In contrast, the UK housing market showed renewed strain, with house prices falling on a monthly basis in December. The decline highlighted persistent affordability pressures and softer demand amid higher borrowing costs and economic uncertainty.

Despite these regional developments, markets remain focused on global drivers rather than local data. Attention is firmly shifting toward the upcoming U.S. nonfarm payrolls report, which is expected to play a decisive role in shaping expectations for Federal Reserve policy. With investors currently pricing in two interest rate cuts later this year, any surprise in labor market data could have wide ranging implications for global asset prices.

Corporate Updates Reflect Diverging Consumer Trends

On the corporate front, earnings updates provided mixed signals. French catering group Sodexo reported modest organic revenue growth in its latest quarter, slightly exceeding expectations. However, unfavorable currency movements weighed on reported figures, underlining the continued impact of foreign exchange volatility on multinational companies.

In the UK, bakery chain Greggs delivered a strong end to the year, with solid growth in total and like for like sales. The performance suggested that value oriented food retailers continue to attract consumers despite broader economic pressures, offering pockets of resilience within the European consumer sector.

Oil Prices Rebound as Supply Dynamics Shift

Energy markets provided limited support to broader sentiment, with oil prices rising after several days of losses. The rebound followed a larger than expected drawdown in U.S. crude inventories, signaling that demand in the world’s largest fuel consuming economy remains relatively firm.

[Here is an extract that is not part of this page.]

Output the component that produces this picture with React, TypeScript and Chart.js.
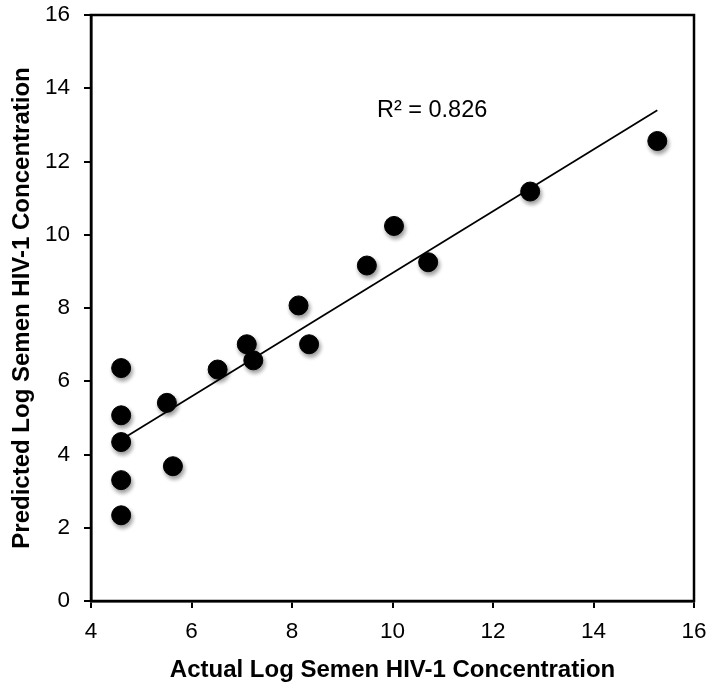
import React, { useEffect, useRef } from "react";
import { Chart, registerables } from "chart.js";

Chart.register(...registerables);

const actualX = [4.6, 4.6, 4.6, 4.6, 4.6, 5.51, 5.63, 6.52, 7.1, 7.23, 8.34, 8.13, 9.49, 10.03, 10.71, 12.74, 15.27];
const predictedY = [2.34, 3.3, 4.34, 5.07, 6.36, 5.41, 3.68, 6.32, 7.01, 6.57, 7.01, 8.07, 9.16, 10.24, 9.25, 11.18, 12.56];
const trendX = [4.6, 15.27];
const trendY = [4.4, 13.4];
const xTicks = [4, 6, 8, 10, 12, 14, 16];
const yTicks = [0, 2, 4, 6, 8, 10, 12, 14, 16];
const r2Label = "R² = 0.826";
const r2Pos = [9.69, 13.4];
const xTitle = "Actual Log Semen HIV-1 Concentration";
const yTitle = "Predicted Log Semen HIV-1 Concentration";

const FONT = '"Liberation Sans", Arial, Helvetica, sans-serif';

export default function App() {
  const ref = useRef<HTMLCanvasElement>(null);
  useEffect(() => {
    if (!ref.current) return;
    const shadowPlugin = {
      id: "shadow",
      beforeDatasetDraw(chart: any, args: any) {
        if (args.index === 0) {
          const c = chart.ctx;
          c.save();
          c.shadowColor = "rgba(0,0,0,0.4)";
          c.shadowBlur = 4;
          c.shadowOffsetX = 1.5;
          c.shadowOffsetY = 3;
        }
      },
      afterDatasetDraw(chart: any, args: any) {
        if (args.index === 0) chart.ctx.restore();
      },
    };
    const framePlugin = {
      id: "frame",
      afterDraw(chart: any) {
        const c = chart.ctx;
        const a = chart.chartArea;
        c.save();
        c.strokeStyle = "#000";
        c.lineWidth = 2.5;
        c.strokeRect(a.left, a.top, a.right - a.left, a.bottom - a.top);
        c.fillStyle = "#000";
        c.font = `23.5px ${FONT}`;
        c.textBaseline = "middle";
        c.textAlign = "left";
        const x = chart.scales.x.getPixelForValue(r2Pos[0]);
        const y = chart.scales.y.getPixelForValue(r2Pos[1]);
        c.fillText(r2Label, x, y);
        c.restore();
      },
    };
    const chart = new Chart(ref.current, {
      type: "scatter",
      data: {
        datasets: [
          {
            label: "Data",
            data: actualX.map((x, i) => ({ x, y: predictedY[i] })),
            backgroundColor: "#000",
            borderColor: "#000",
            borderWidth: 1,
            pointRadius: 9.5,
            pointHoverRadius: 9.5,
            order: 2,
          },
          {
            label: "Trend",
            type: "line",
            data: trendX.map((x, i) => ({ x, y: trendY[i] })),
            borderColor: "#000",
            borderWidth: 1.75,
            pointRadius: 0,
            fill: false,
            order: 1,
          } as any,
        ],
      },
      options: {
        animation: false,
        responsive: false,
        devicePixelRatio: 1,
        layout: { padding: { top: 15, right: 18, left: 0, bottom: 0 } },
        plugins: { legend: { display: false }, tooltip: { enabled: false } },
        scales: {
          x: {
            type: "linear",
            min: 4,
            max: 16,
            afterBuildTicks: (s: any) => {
              s.ticks = xTicks.map((v) => ({ value: v }));
            },
            afterFit: (s: any) => {
              s.height = 86;
              s.paddingLeft = 0;
              s.paddingRight = 0;
            },
            ticks: { color: "#000", font: { family: FONT, size: 22.5 }, padding: 10 },
            grid: { drawOnChartArea: false, drawTicks: true, tickLength: 7, color: "#000", lineWidth: 2 },
            border: { display: true, color: "#000", width: 2.5 },
            title: {
              display: true,
              text: xTitle,
              color: "#000",
              font: { family: FONT, size: 24, weight: "bold" },
              padding: { top: 0, bottom: 2.6 },
            },
          },
          y: {
            type: "linear",
            min: 0,
            max: 16,
            afterBuildTicks: (s: any) => {
              s.ticks = yTicks.map((v) => ({ value: v }));
            },
            afterFit: (s: any) => {
              s.width = 91;
              s.paddingTop = 0;
              s.paddingBottom = 0;
            },
            ticks: { color: "#000", font: { family: FONT, size: 22.5 }, padding: 14 },
            grid: { drawOnChartArea: false, drawTicks: true, tickLength: 7, color: "#000", lineWidth: 2 },
            border: { display: true, color: "#000", width: 2.5 },
            title: {
              display: true,
              text: yTitle,
              color: "#000",
              font: { family: FONT, size: 24, weight: "bold" },
              padding: { top: 7.6, bottom: 0 },
            },
          },
        },
      },
      plugins: [shadowPlugin, framePlugin],
    });
    return () => chart.destroy();
  }, []);
  return (
    <div style={{ position: "absolute", left: 0, top: 0, width: 712, height: 687, background: "#fff" }}>
      <canvas ref={ref} width={712} height={687} />
    </div>
  );
}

However, the oil market remains highly sensitive to developments in Venezuela. Reports that the U.S. administration is considering exerting long term control over Venezuela’s state run oil company have added a new dimension to supply expectations. While increased Venezuelan output could ease global supply constraints over time, the political and operational complexities involved suggest that any impact would be gradual.

Outlook Remains Cautious

Overall, European markets are navigating the early part of the year in a defensive posture. Geopolitical uncertainty, particularly surrounding U.S. actions abroad, continues to overshadow economic fundamentals. While select data points and corporate results offer signs of resilience, investors appear unwilling to commit strongly until greater clarity emerges on global political risks and the direction of U.S. monetary policy.

As the week progresses, attention is expected to remain squarely on developments from Washington, both in terms of foreign policy and economic data, with European equities likely to remain sensitive to shifts in global risk appetite.